◆ Requirement
Reproduce the material in full, exactly as written.

◆ Stored data
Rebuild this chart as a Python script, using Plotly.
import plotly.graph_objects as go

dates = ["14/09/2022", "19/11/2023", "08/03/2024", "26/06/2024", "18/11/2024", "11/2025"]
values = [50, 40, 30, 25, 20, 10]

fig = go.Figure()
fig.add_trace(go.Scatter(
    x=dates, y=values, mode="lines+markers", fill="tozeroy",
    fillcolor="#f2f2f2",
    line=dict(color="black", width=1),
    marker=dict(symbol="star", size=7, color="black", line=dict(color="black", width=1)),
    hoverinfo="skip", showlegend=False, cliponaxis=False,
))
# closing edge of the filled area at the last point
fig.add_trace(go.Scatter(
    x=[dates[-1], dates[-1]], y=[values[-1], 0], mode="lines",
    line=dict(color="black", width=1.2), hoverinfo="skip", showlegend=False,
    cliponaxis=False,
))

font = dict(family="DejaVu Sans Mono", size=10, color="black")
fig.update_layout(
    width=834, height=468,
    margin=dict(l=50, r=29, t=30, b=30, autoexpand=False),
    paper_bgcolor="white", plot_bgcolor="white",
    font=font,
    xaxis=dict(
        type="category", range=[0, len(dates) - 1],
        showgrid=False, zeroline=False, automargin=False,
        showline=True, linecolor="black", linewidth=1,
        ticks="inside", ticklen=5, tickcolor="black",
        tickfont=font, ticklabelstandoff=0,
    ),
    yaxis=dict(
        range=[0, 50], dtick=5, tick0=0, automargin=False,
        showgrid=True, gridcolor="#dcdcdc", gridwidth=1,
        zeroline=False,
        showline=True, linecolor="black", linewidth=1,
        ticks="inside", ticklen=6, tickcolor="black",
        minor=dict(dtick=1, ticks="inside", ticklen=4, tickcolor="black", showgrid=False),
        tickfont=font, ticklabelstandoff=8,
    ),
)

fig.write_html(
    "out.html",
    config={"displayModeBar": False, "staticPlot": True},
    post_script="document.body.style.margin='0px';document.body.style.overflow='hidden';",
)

◆ Result below
Rebuild this chart as a Python script, using Plotly.
import plotly.graph_objects as go

dates = ["14/09/2022", "19/11/2023", "08/03/2024", "26/06/2024", "18/11/2024", "11/2025"]
values = [50, 40, 30, 25, 20, 10]

fig = go.Figure()
fig.add_trace(go.Scatter(
    x=dates, y=values, mode="lines+markers", fill="tozeroy",
    fillcolor="#f2f2f2",
    line=dict(color="black", width=1),
    marker=dict(symbol="star", size=7, color="black", line=dict(color="black", width=1)),
    hoverinfo="skip", showlegend=False, cliponaxis=False,
))
# closing edge of the filled area at the last point
fig.add_trace(go.Scatter(
    x=[dates[-1], dates[-1]], y=[values[-1], 0], mode="lines",
    line=dict(color="black", width=1.2), hoverinfo="skip", showlegend=False,
    cliponaxis=False,
))

font = dict(family="DejaVu Sans Mono", size=10, color="black")
fig.update_layout(
    width=834, height=468,
    margin=dict(l=50, r=29, t=30, b=30, autoexpand=False),
    paper_bgcolor="white", plot_bgcolor="white",
    font=font,
    xaxis=dict(
        type="category", range=[0, len(dates) - 1],
        showgrid=False, zeroline=False, automargin=False,
        showline=True, linecolor="black", linewidth=1,
        ticks="inside", ticklen=5, tickcolor="black",
        tickfont=font, ticklabelstandoff=0,
    ),
    yaxis=dict(
        range=[0, 50], dtick=5, tick0=0, automargin=False,
        showgrid=True, gridcolor="#dcdcdc", gridwidth=1,
        zeroline=False,
        showline=True, linecolor="black", linewidth=1,
        ticks="inside", ticklen=6, tickcolor="black",
        minor=dict(dtick=1, ticks="inside", ticklen=4, tickcolor="black", showgrid=False),
        tickfont=font, ticklabelstandoff=8,
    ),
)

fig.write_html(
    "out.html",
    config={"displayModeBar": False, "staticPlot": True},
    post_script="document.body.style.margin='0px';document.body.style.overflow='hidden';",
)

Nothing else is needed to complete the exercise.